In 1945 Marrack attended the first postwar gunnery course, on which his classmates included rising stars such as Tony Synnot (who would become Admiral Sir Anthony Monckton Synnot, KBE, AO, and head of the Royal Australian Navy) and Terry Lewin, the future British First Sea Lord and Chief of Defence Staff.
Lewin and Marrack were selected for the "dagger" gunnery course, then one of the Navy's most intellectually demanding courses. As his biographer has noted, it seemed unlikely that Lewin would pass the final exam, and it was Marrack who suggested that – as there were only two of them on the course and as it was the first postwar course, which was technically very different to prewar courses – an actual exam might be considered unnecessary.

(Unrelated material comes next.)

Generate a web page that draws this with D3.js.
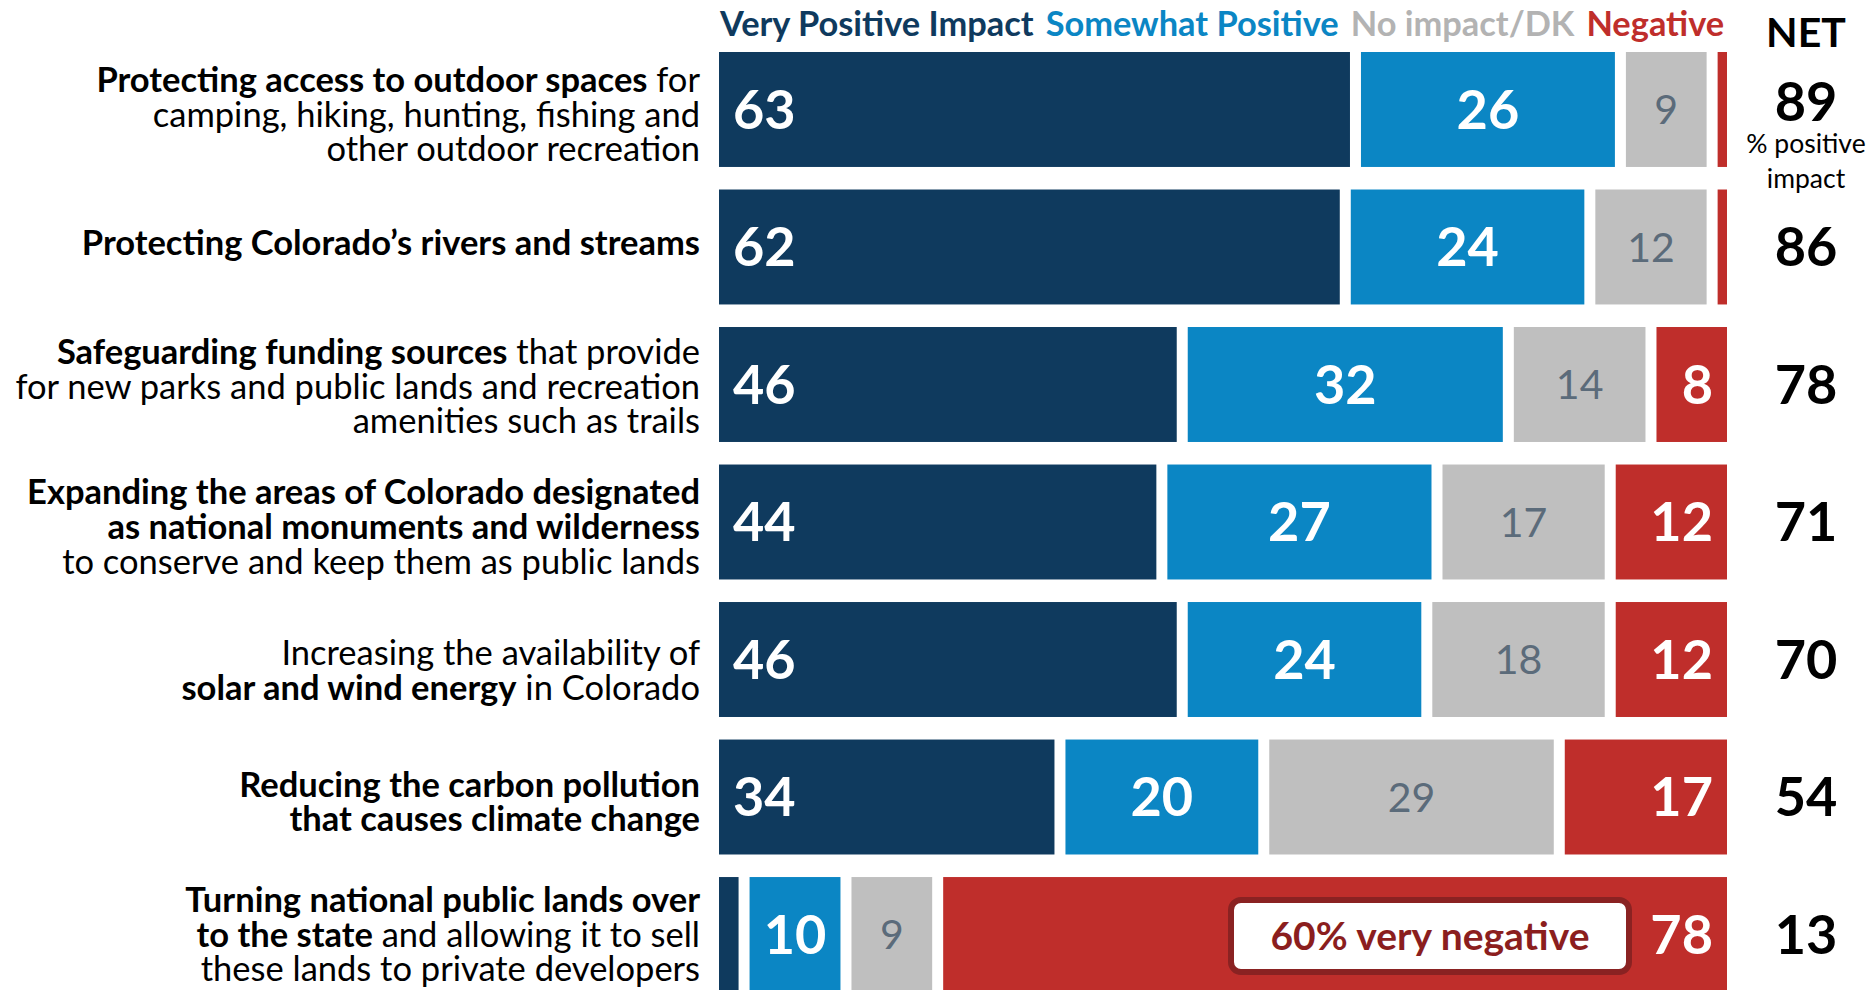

Marrack then served as gunnery officer on various ships. He joined the Directorate of Naval Ordnance in 1955, when the first generation Seacat and Seaslug guided missiles were under development. He commanded the testing area at Cardigan Bay, firing missiles into the Irish Sea, and he realised the dangers of liquid propellants which tended to burn through the propellant tubes and explode the missile prematurely. He also conducted the first shipboard tests of Seaslug in the trials ship Girdleness.
In 1962 he was appointed Captain, Portsmouth Dockyard, and Queen's Harbourmaster; from 1967 to 1969 he was naval attaché in Bonn; and from 1970 to 1972 head of naval manpower future policy division. But although consistently the subject of good reports, Marrack was never selected for command at sea.
He retired in 1972 to become administrative manager for Dawsons, a firm of solicitors in New Square, Lincoln's Inn.
Marrack was a rugby enthusiast, and during the 1950s, while stationed at Aberporth in mid-Wales, he played for Cardiganshire John Marrack died on November 7. He married, in 1943, Betty Potter, with whom he emigrated to the United States in 1978. His wife died in 2003, and he is survived by their two children, one of who is the distinguished immunologist Dr Philippa Marrack FRS.